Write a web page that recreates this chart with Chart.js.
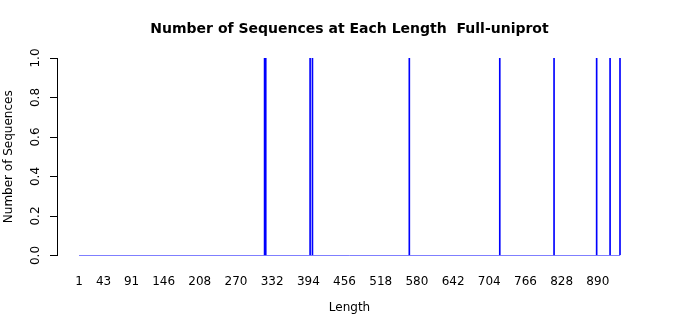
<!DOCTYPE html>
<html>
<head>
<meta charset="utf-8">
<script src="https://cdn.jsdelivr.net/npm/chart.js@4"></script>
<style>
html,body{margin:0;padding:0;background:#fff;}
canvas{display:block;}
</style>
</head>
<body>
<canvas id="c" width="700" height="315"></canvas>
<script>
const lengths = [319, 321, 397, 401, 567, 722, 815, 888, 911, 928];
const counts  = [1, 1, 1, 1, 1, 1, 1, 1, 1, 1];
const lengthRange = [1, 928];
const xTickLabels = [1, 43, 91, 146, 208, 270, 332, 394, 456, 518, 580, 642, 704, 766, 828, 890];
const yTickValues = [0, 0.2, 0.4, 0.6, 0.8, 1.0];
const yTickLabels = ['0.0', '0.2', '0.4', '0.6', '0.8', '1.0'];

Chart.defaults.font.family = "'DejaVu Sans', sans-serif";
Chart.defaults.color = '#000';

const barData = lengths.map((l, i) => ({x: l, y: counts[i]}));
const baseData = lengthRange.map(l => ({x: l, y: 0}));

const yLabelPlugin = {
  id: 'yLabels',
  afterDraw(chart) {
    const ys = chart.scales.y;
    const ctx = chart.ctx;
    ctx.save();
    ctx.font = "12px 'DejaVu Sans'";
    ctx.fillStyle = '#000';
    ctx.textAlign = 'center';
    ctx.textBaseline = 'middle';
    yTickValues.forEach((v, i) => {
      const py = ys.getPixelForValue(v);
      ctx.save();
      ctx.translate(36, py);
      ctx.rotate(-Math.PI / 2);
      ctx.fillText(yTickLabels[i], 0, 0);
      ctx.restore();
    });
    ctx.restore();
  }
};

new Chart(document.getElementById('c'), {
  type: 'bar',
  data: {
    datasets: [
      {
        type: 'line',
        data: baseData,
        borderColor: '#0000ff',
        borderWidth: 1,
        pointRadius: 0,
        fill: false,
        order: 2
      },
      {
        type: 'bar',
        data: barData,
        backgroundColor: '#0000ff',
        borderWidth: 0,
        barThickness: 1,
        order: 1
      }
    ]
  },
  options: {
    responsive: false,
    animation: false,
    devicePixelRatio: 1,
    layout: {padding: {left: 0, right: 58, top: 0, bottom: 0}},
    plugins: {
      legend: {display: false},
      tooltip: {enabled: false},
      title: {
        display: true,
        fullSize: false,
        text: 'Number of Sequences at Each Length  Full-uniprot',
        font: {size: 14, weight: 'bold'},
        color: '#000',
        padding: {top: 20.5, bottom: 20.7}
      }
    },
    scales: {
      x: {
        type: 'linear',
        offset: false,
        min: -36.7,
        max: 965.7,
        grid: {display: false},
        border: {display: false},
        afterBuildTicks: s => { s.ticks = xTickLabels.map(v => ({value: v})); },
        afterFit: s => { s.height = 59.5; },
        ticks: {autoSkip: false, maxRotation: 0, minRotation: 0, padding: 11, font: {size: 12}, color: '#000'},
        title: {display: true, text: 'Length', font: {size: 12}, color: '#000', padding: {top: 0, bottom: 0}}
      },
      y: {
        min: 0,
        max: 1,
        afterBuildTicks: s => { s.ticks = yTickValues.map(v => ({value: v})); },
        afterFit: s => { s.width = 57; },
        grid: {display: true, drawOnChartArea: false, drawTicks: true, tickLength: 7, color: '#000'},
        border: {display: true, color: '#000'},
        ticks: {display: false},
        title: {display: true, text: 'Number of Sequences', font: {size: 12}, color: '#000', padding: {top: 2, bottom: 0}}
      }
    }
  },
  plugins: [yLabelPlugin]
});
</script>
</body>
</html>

######

Repeat the material exactly as it reads, without any of its pictures.

▸ Finished exercise:
Write a web page that recreates this chart with Chart.js.
<!DOCTYPE html>
<html>
<head>
<meta charset="utf-8">
<script src="https://cdn.jsdelivr.net/npm/chart.js@4"></script>
<style>
html,body{margin:0;padding:0;background:#fff;}
canvas{display:block;}
</style>
</head>
<body>
<canvas id="c" width="700" height="315"></canvas>
<script>
const lengths = [319, 321, 397, 401, 567, 722, 815, 888, 911, 928];
const counts  = [1, 1, 1, 1, 1, 1, 1, 1, 1, 1];
const lengthRange = [1, 928];
const xTickLabels = [1, 43, 91, 146, 208, 270, 332, 394, 456, 518, 580, 642, 704, 766, 828, 890];
const yTickValues = [0, 0.2, 0.4, 0.6, 0.8, 1.0];
const yTickLabels = ['0.0', '0.2', '0.4', '0.6', '0.8', '1.0'];

Chart.defaults.font.family = "'DejaVu Sans', sans-serif";
Chart.defaults.color = '#000';

const barData = lengths.map((l, i) => ({x: l, y: counts[i]}));
const baseData = lengthRange.map(l => ({x: l, y: 0}));

const yLabelPlugin = {
  id: 'yLabels',
  afterDraw(chart) {
    const ys = chart.scales.y;
    const ctx = chart.ctx;
    ctx.save();
    ctx.font = "12px 'DejaVu Sans'";
    ctx.fillStyle = '#000';
    ctx.textAlign = 'center';
    ctx.textBaseline = 'middle';
    yTickValues.forEach((v, i) => {
      const py = ys.getPixelForValue(v);
      ctx.save();
      ctx.translate(36, py);
      ctx.rotate(-Math.PI / 2);
      ctx.fillText(yTickLabels[i], 0, 0);
      ctx.restore();
    });
    ctx.restore();
  }
};

new Chart(document.getElementById('c'), {
  type: 'bar',
  data: {
    datasets: [
      {
        type: 'line',
        data: baseData,
        borderColor: '#0000ff',
        borderWidth: 1,
        pointRadius: 0,
        fill: false,
        order: 2
      },
      {
        type: 'bar',
        data: barData,
        backgroundColor: '#0000ff',
        borderWidth: 0,
        barThickness: 1,
        order: 1
      }
    ]
  },
  options: {
    responsive: false,
    animation: false,
    devicePixelRatio: 1,
    layout: {padding: {left: 0, right: 58, top: 0, bottom: 0}},
    plugins: {
      legend: {display: false},
      tooltip: {enabled: false},
      title: {
        display: true,
        fullSize: false,
        text: 'Number of Sequences at Each Length  Full-uniprot',
        font: {size: 14, weight: 'bold'},
        color: '#000',
        padding: {top: 20.5, bottom: 20.7}
      }
    },
    scales: {
      x: {
        type: 'linear',
        offset: false,
        min: -36.7,
        max: 965.7,
        grid: {display: false},
        border: {display: false},
        afterBuildTicks: s => { s.ticks = xTickLabels.map(v => ({value: v})); },
        afterFit: s => { s.height = 59.5; },
        ticks: {autoSkip: false, maxRotation: 0, minRotation: 0, padding: 11, font: {size: 12}, color: '#000'},
        title: {display: true, text: 'Length', font: {size: 12}, color: '#000', padding: {top: 0, bottom: 0}}
      },
      y: {
        min: 0,
        max: 1,
        afterBuildTicks: s => { s.ticks = yTickValues.map(v => ({value: v})); },
        afterFit: s => { s.width = 57; },
        grid: {display: true, drawOnChartArea: false, drawTicks: true, tickLength: 7, color: '#000'},
        border: {display: true, color: '#000'},
        ticks: {display: false},
        title: {display: true, text: 'Number of Sequences', font: {size: 12}, color: '#000', padding: {top: 2, bottom: 0}}
      }
    }
  },
  plugins: [yLabelPlugin]
});
</script>
</body>
</html>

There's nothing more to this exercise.